Essa é uma reivindicação antiga das vítimas. Essa dificuldade se dá desde o início desse processo e há perspectiva de mudança?
Quando nós estamos num Estado Democrático de Direito, embora se tenha Ministério Público e Defensoria Pública fazendo uma representação dos interesses difusos e coletivos, quando há a oportunidade de ouvir a pessoa atingida, aquela que tem carne e osso que perdeu tudo, ela tem que ser ouvida. Ela deve poder opinar sobre o valor da indenização, sobre as consequências.
Se a reivindicação dela não for contemplada, eu entendo, é uma negociação. O que eu não entendo é o autoritarismo, a negação da possibilidade de a vítima poder falar com a sua própria voz. É inaceitável. Nesse caso, eu me sinto muito feliz de estar lutando pelo direito do indivíduo em ser ouvido e a receber uma indenização justa sem manipulações, como tem acontecido no Brasil.
A ausência de escuta dessas pessoas se dá por qual motivo?
Pois se entende que eles já estão representados [pelo Ministério Público, por exemplo]. Não há nenhuma declaração oficial sobre isso, mas é como eu ouço. Por que os indígenas não foram ouvidos diretamente na mesa de negociações ainda? Por que os quilombolas não são ouvidos? Por que os atingidos não são ouvidos? A associação dos atingidos? É incompreensível.
Quando compareci em uma reunião no CNJ não permitiram que eu tivesse assento. Por quê? Porque trabalho com o escritório inglês. Eu tenho uma procuração como advogado brasileiro para representar prefeitos brasileiros. Qual é o problema? Eu não posso representá-los na Inglaterra e aqui? Para mim, é algo inconcebível.
“Por que os indígenas não foram ouvidos diretamente na mesa de negociações ainda? Por que os quilombolas não são ouvidos? Por que os atingidos não são ouvidos? A associação dos atingidos? É incompreensível”

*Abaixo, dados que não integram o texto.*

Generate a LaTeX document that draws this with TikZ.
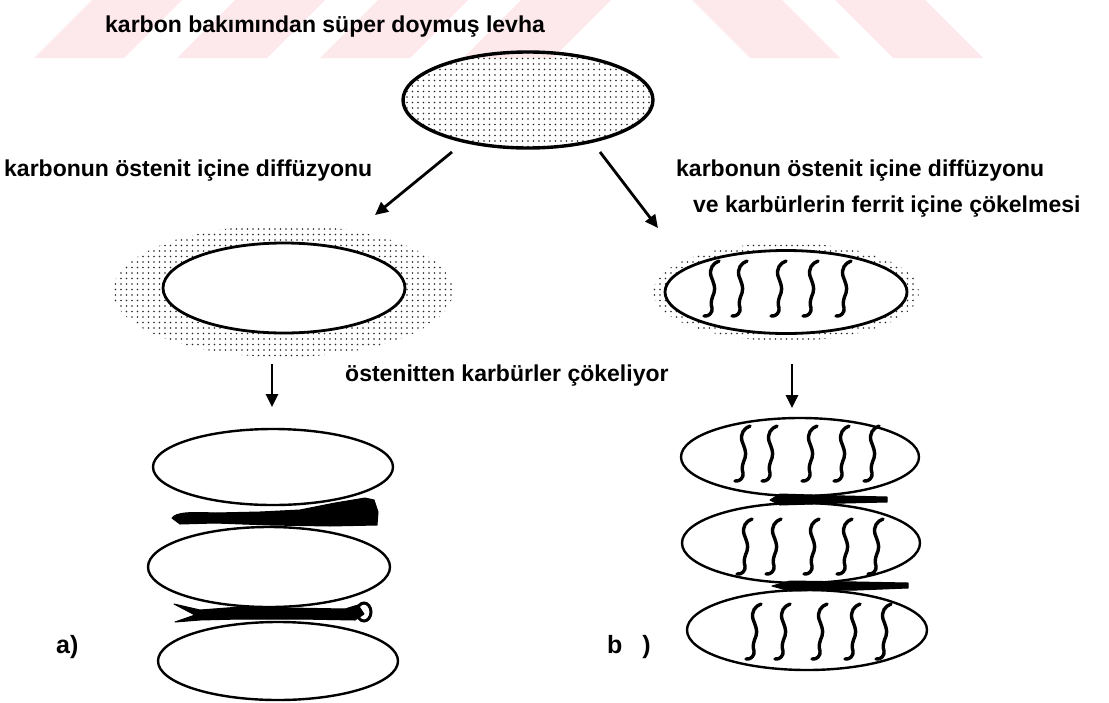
\documentclass[tikz,border=0pt]{standalone}
\usepackage{fontspec}
\setmainfont{Liberation Sans}
\usetikzlibrary{shapes.geometric,patterns.meta,arrows.meta}

\definecolor{wmpink}{RGB}{253,232,236}

\tikzset{
  txt/.style={font=\bfseries\fontsize{23}{26}\selectfont, anchor=base west, inner sep=0},
  tag/.style={txt, font=\bfseries\fontsize{25}{28}\selectfont},
  grain/.style={ellipse, draw, line width=2.8pt, fill=white, inner sep=0},
  dotfill/.style={pattern={Dots[distance=5.5pt,radius=0.9pt]}, pattern color=black!85},
  halo/.style={ellipse, inner sep=0, dotfill},
  arr/.style={line width=2.8pt, -{Triangle[length=13pt,width=12pt]}},
  squig/.style={line width=3.4pt, line cap=round, line join=round},
  carbide/.style={fill=black, draw=black, line width=1pt, line join=round},
}

% one carbide needle, #1 = x of the needle, #2 = y of its top
\newcommand{\needle}[2]{%
  \draw[squig] (#1+7,#2) .. controls (#1+1,#2+2) and (#1-3,#2+8) .. (#1-1,#2+15)
    .. controls (#1+1,#2+21) and (#1+4,#2+26) .. (#1+2,#2+32)
    .. controls (#1,#2+37) and (#1-2,#2+42) .. (#1,#2+47)
    .. controls (#1+1,#2+51) and (#1-3,#2+56) .. (#1-8,#2+55);}

\begin{document}
\begin{tikzpicture}[x=1pt,y=-1pt]
\useasboundingbox (0,0) rectangle (1109,702);

% background stripes
\foreach \x in {34,177,320,463}
  {\fill[wmpink] (\x,58) -- ++(90,0) -- ++(58,-58) -- ++(-90,0) -- cycle;}
\foreach \x in {692,835}
  {\fill[wmpink] (\x,0) -- ++(90,0) -- ++(58,58) -- ++(-90,0) -- cycle;}

% supersaturated plate
\node[txt] (title) at (105,32) {karbon bakımından süper doymuş levha};
\node[grain, dotfill, line width=3.4pt, minimum width=250pt, minimum height=96pt] (plate) at (528,100) {};

\coordinate (pl) at (452,152);
\coordinate (pr) at (600,152);
\coordinate (tl) at (375,215);
\coordinate (tr) at (658,228);
\draw[arr] (pl) -- (tl);
\draw[arr] (pr) -- (tr);

\node[txt] (ltext) at (4,176) {karbonun östenit içine diffüzyonu};
\node[txt] (rtext1) at (676,176) {karbonun östenit içine diffüzyonu};
\node[txt] (rtext2) at (693,212) {ve karbürlerin ferrit içine çökelmesi};

% a) diffusion only
\node[halo, minimum width=340pt, minimum height=132pt] (lhalo) at (283,291) {};
\node[grain, minimum width=242pt, minimum height=90pt] (lgrain) at (284,288) {};

% b) diffusion and precipitation
\node[halo, minimum width=266pt, minimum height=98pt] (rhalo) at (786,292) {};
\node[grain, minimum width=242pt, minimum height=83pt] (rgrain) at (786,292) {};
\foreach \x in {712,740,779,811,844}
  {\needle{\x}{261}}

\node[txt] (mtext) at (345,381) {östenitten karbürler çökeliyor};

\coordinate (lu) at (272,364);
\coordinate (ld) at (272,407);
\coordinate (ru) at (792,364);
\coordinate (rd) at (792,408);
\draw[arr] (lu) -- (ld);
\draw[arr] (ru) -- (rd);

% left stack
\node[grain, line width=2.4pt, minimum width=240pt, minimum height=76pt] (la) at (273,467) {};
\node[grain, line width=2.4pt, minimum width=242pt, minimum height=80pt] (lb) at (269,567) {};
\node[grain, line width=2.4pt, minimum width=240pt, minimum height=78pt] (lc) at (278,661) {};
\fill[carbide] (172,518) .. controls (176,512) and (192,512) .. (215,513) -- (260,512)
  -- (300,510) -- (335,503) -- (365,498) -- (374,500) -- (378,512) -- (377,525)
  -- (330,526) -- (270,525) -- (215,523) -- (180,524) -- cycle;
\fill[carbide] (174,604) -- (200,610) -- (240,607) -- (290,608) -- (345,609)
  -- (358,605) -- (364,614) -- (355,620) -- (300,619) -- (240,619) -- (200,620)
  -- (175,622) -- (195,615) -- cycle;
\draw[line width=3pt] (364,612) ellipse (7 and 9);

% right stack
\node[grain, line width=2.4pt, minimum width=238pt, minimum height=78pt] (ra) at (800,457) {};
\node[grain, line width=2.4pt, minimum width=238pt, minimum height=80pt] (rb) at (801,543) {};
\node[grain, line width=2.4pt, minimum width=240pt, minimum height=80pt] (rc) at (807,630) {};
\fill[carbide] (770,500) -- (780,494) -- (845,496) -- (887,497) -- (887,502)
  -- (845,503) -- (780,505) -- cycle;
\fill[carbide] (772,586) -- (790,581) -- (857,582) -- (908,583) -- (908,588)
  -- (857,590) -- (790,591) -- cycle;
\foreach \x in {743,770,810,842,872}
  {\needle{\x}{426}}
\foreach \x in {745,774,812,845,876}
  {\needle{\x}{519}}
\foreach \x in {754,783,820,853,884}
  {\needle{\x}{604}}

\node[tag] (alabel) at (56,653) {a)};
\node[tag] (blabel) at (607,653) {b\hspace{20pt})};
\end{tikzpicture}
\end{document}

Essa discussão, de forma ampla, tem relação com o debate que hoje se faz de justiça climática e ambiental, tendo em vista os danos causados em ecossistemas, meios de subsistência e ganho de vida e organização cultural e mesmo urbana?

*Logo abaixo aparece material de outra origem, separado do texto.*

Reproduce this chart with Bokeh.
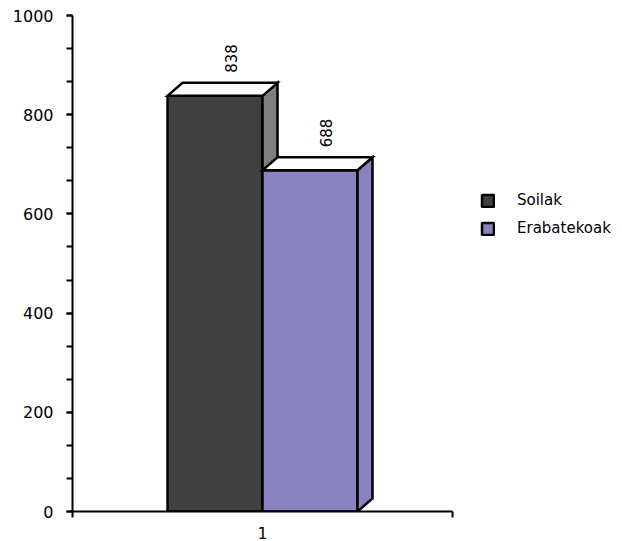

Esse tipo de discussão revela um novo momento da atuação do Direito e da Justiça. Se há empresas que atuam em vários países e trazem danos climáticos, consequências, é preciso discutir isso do ponto de vista global. Nós vamos caminhar cada vez mais para a construção de estruturas supranacionais de preservação de direitos humanos, de direitos fundamentais. Mas isso ainda é incipiente.
Seria possível e interessante para o governo brasileiro levar a solução desse caso para a COP 30 (a 30ª Conferência da ONU sobre Mudanças Climáticas), que será realizada no Brasil, em novembro de 2025, quando a tragédia faz dez anos?
Se o governo Lula tiver vontade política que isso aconteça, seria fantástico. Mas não é esse acordo que as mineradoras estão tentando fazer. Quando os atingidos são excluídos de uma mesa de negociação, a pretexto de que estão representados por outros, é uma piada democrática. Dentro desse contexto, eu espero que o governo Lula, coerente com os seus princípios, busque conduzir um amplo acordo em que sejam ouvidos indivíduos.
Não há nenhuma resistência dessas 600 mil pessoas, nem do escritório Pogust Goodhead, de sentar e fazer um acordo. Mas um acordo digno, justo, que tenha um valor indenizatório devido, no qual as pessoas possam discutir os termos.
Há um dado de que essa se trata da maior ação coletiva ambiental do mundo. Essa informação pode impactar de que forma a análise do caso? E o que essa decisão representa?
Sem dúvida essa é a maior ação em curso no mundo hoje, e ela terá repercussões importantíssimas no mundo todo. Empresas das grandes potências mundiais que atuam em países em desenvolvimento terão que tomar muito mais cuidado. Essa decisão é paradigmática para o mundo, para a defesa do meio ambiente, para a defesa de direitos fundamentais. Ela tem um paradigma que ultrapassa em muito as fronteiras do Brasil. Daí a sua relevância não só para o Direito, mas para a própria dimensão humana relacionada à atuação empresarial.